Repeatedly, I hear people expressing that they are afraid to say anything at work or debate someone who is considered “diverse” because of being perceived as “sexist”, “racist”, or a”homophobe” etc. To me this is very disturbing, as it creates inequalities in the workplace where issues that should be addressed are not because of fear. It means that some people will be treated better than others because they are afraid of challenging someone who is different. These feelings fester and can take the form of both covert and overt forms of anger toward the “diverse” employees. The whole idea behind political correctness, I believe was to create inclusion and respect for one another, but I see the reverse happening. How could this go so seriously wrong?
Political correctness also brought with it a whole bunch of terms that we can call one another or “label”.
Labelling fellow employees is a great way for “labellers” to shut down dialogue. After all, once you are called a “racist”, or “homophobe”, Islamophobe”, anti-Semite, or “sexist” usually you are so upset you don’t want to have a rational conversation. All of those feelings of hurt and misunderstanding just want to take over. Or you blow up. So what goes from bad only goes to worse! The “labeller” may have had a point, but no new understanding transpires between the two people who disagree because the dialogue never takes place.

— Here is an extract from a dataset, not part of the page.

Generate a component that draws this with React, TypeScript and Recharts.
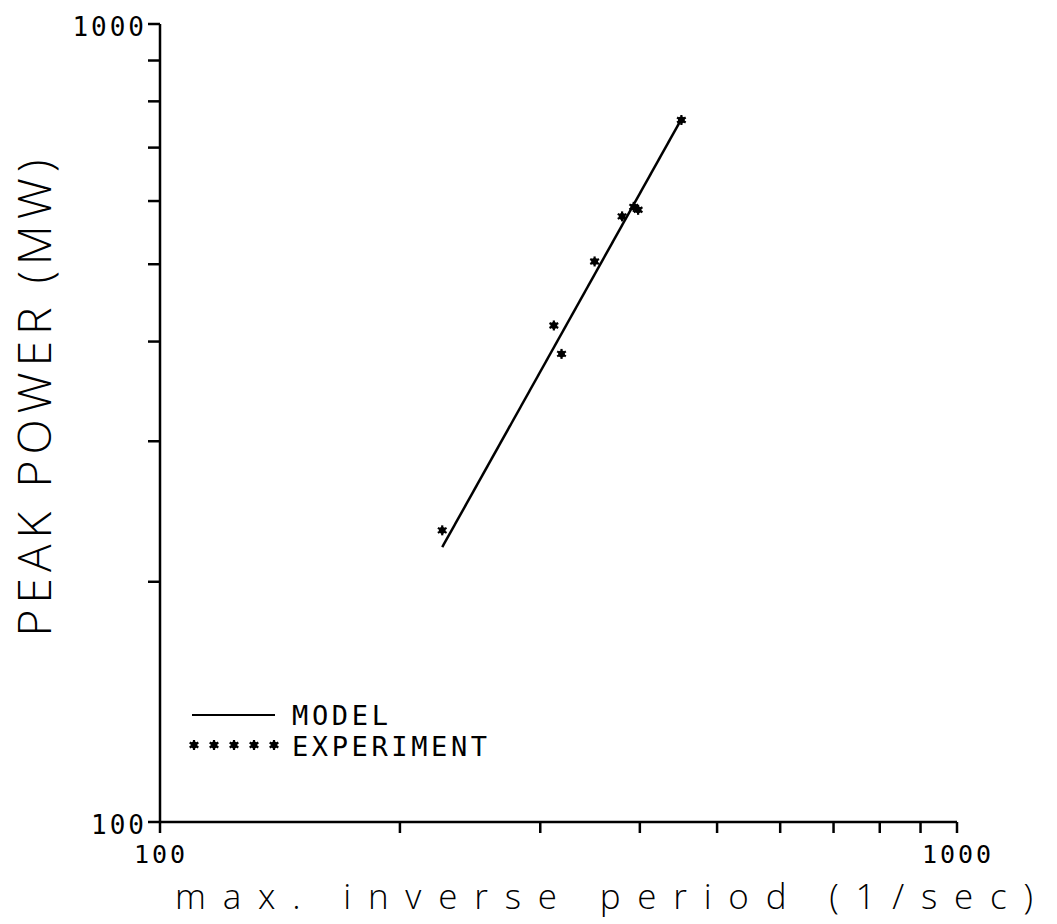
import React from 'react'
import {
  ScatterChart,
  Scatter,
  XAxis,
  YAxis,
  Label,
  Legend,
} from 'recharts'

// inverse period (1/sec) and peak power (MW) of the measured shots
const experimentX = [226, 312, 319, 351, 380, 393, 398, 451]
const experimentY = [232, 419, 386, 504, 574, 590, 585, 758]

// model fit, straight line on log-log axes
const modelX = [226, 451]
const modelY = [221, 760]

const xTicks = [100, 200, 300, 400, 500, 600, 700, 800, 900, 1000]
const yTicks = [100, 200, 300, 400, 500, 600, 700, 800, 900, 1000]
const labelledTicks = [100, 1000]

const xTitle = 'max. inverse period (1/sec)'
const yTitle = 'PEAK POWER (MW)'
const legendModel = 'MODEL'
const legendExperiment = 'EXPERIMENT'

const experimentData = experimentX.map((x, i) => ({ x, y: experimentY[i] }))
const modelData = modelX.map((x, i) => ({ x, y: modelY[i] }))

const MONO = '"DejaVu Sans Mono", "Liberation Mono", monospace'
const THIN = '"Open Sans", "Lato", "DejaVu Sans", sans-serif'

function Star({ cx, cy }: { cx?: number; cy?: number }) {
  if (cx == null || cy == null) return null
  const r = 5
  return (
    <g stroke="#000" strokeWidth={2.2} fill="#000">
      <line x1={cx} y1={cy - r} x2={cx} y2={cy + r} />
      <line x1={cx - r * 0.87} y1={cy - r / 2} x2={cx + r * 0.87} y2={cy + r / 2} />
      <line x1={cx - r * 0.87} y1={cy + r / 2} x2={cx + r * 0.87} y2={cy - r / 2} />
      <circle cx={cx} cy={cy} r={2.3} />
    </g>
  )
}

function NoDot() {
  return <g />
}

function YTick(props: any) {
  const { x, y, payload } = props
  if (!labelledTicks.includes(payload.value)) return null
  return (
    <text
      x={x + 1}
      y={y + 12}
      textAnchor="end"
      fontFamily={MONO}
      fontSize={26}
      letterSpacing={3}
      fill="#000"
    >
      {payload.value}
    </text>
  )
}

function XTick(props: any) {
  const { x, y, payload } = props
  if (!labelledTicks.includes(payload.value)) return null
  return (
    <text
      x={x + 1}
      y={y + 28}
      textAnchor="middle"
      fontFamily={MONO}
      fontSize={25}
      letterSpacing={3}
      fill="#000"
    >
      {payload.value}
    </text>
  )
}

function XTitle(props: any) {
  const { viewBox } = props
  return (
    <text
      x={viewBox.x + 15}
      y={viewBox.y + 87}
      textLength={858}
      lengthAdjust="spacing"
      fontFamily={THIN}
      fontWeight={300}
      fontSize={35}
      fill="#000"
    >
      {xTitle}
    </text>
  )
}

function YTitle() {
  // baseline on the right of the rotated caps
  const bx = 43
  const cy = 390
  return (
    <text
      x={bx}
      y={cy}
      transform={`rotate(-90 ${bx} ${cy})`}
      textAnchor="middle"
      textLength={477}
      lengthAdjust="spacing"
      fontFamily={THIN}
      fontWeight={300}
      fontSize={46}
      fill="#000"
    >
      {yTitle}
    </text>
  )
}

function LegendBox() {
  const stars = [0, 1, 2, 3, 4]
  return (
    <svg width={330} height={70}>
      <line x1={4} y1={17} x2={87} y2={17} stroke="#000" strokeWidth={2} />
      {stars.map((i) => (
        <Star key={i} cx={6 + i * 20} cy={47} />
      ))}
      <text
        x={104}
        y={27}
        textLength={96}
        lengthAdjust="spacing"
        fontFamily={MONO}
        fontSize={27}
        fill="#000"
      >
        {legendModel}
      </text>
      <text
        x={104}
        y={58}
        textLength={195}
        lengthAdjust="spacing"
        fontFamily={MONO}
        fontSize={27}
        fill="#000"
      >
        {legendExperiment}
      </text>
    </svg>
  )
}

export default function App() {
  return (
    <div style={{ width: 1049, height: 916, background: '#fff' }}>
      <ScatterChart
        width={1049}
        height={916}
        margin={{ top: 16, right: 100, left: 92, bottom: 62 }}
      >
        <XAxis
          type="number"
          dataKey="x"
          scale="log"
          domain={[100, 1000]}
          ticks={xTicks}
          interval={0}
          allowDataOverflow
          height={40}
          tickSize={11}
          tick={<XTick />}
          stroke="#000"
          strokeWidth={2.5}
        >
          <Label content={<XTitle />} />
        </XAxis>
        <YAxis
          type="number"
          dataKey="y"
          scale="log"
          domain={[100, 1000]}
          ticks={yTicks}
          interval={0}
          allowDataOverflow
          width={60}
          tickSize={12}
          tick={<YTick />}
          stroke="#000"
          strokeWidth={2.5}
        >
          <Label content={<YTitle />} />
        </YAxis>
        <Legend
          layout="vertical"
          align="center"
          verticalAlign="middle"
          wrapperStyle={{ left: 180, top: 690, width: 330 }}
          content={<LegendBox />}
        />
        <Scatter
          name="model"
          data={modelData}
          line={{ stroke: '#000', strokeWidth: 2.5 }}
          shape={<NoDot />}
          isAnimationActive={false}
        />
        <Scatter
          name="experiment"
          data={experimentData}
          shape={<Star />}
          isAnimationActive={false}
        />
      </ScatterChart>
    </div>
  )
}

Academia regularly churns out new political correctness words to add to the lexicon. What if we can’t keep up with all of the PC words that are being hurled at us? Does this mean that we are insensitive? Are we out of the loop? We are made to feel that way some how. Knowing the latest PC terminology doesn’t necessarily make someone enlightened about diversity.
Human rights complaints loom over every employer’s head, with the fear of accusations. Instead of human rights being used as a guide, they are evoked sometimes for the most mundane of issues, that could easily be resolved through good dialogue and conflict resolution, with a far more positive prognosis than a legal battle. Fear has become normalized in our workplaces because of political correctness.
Only open workplace dialogues will increase inclusion thus reducing our preponderance to focus on differences.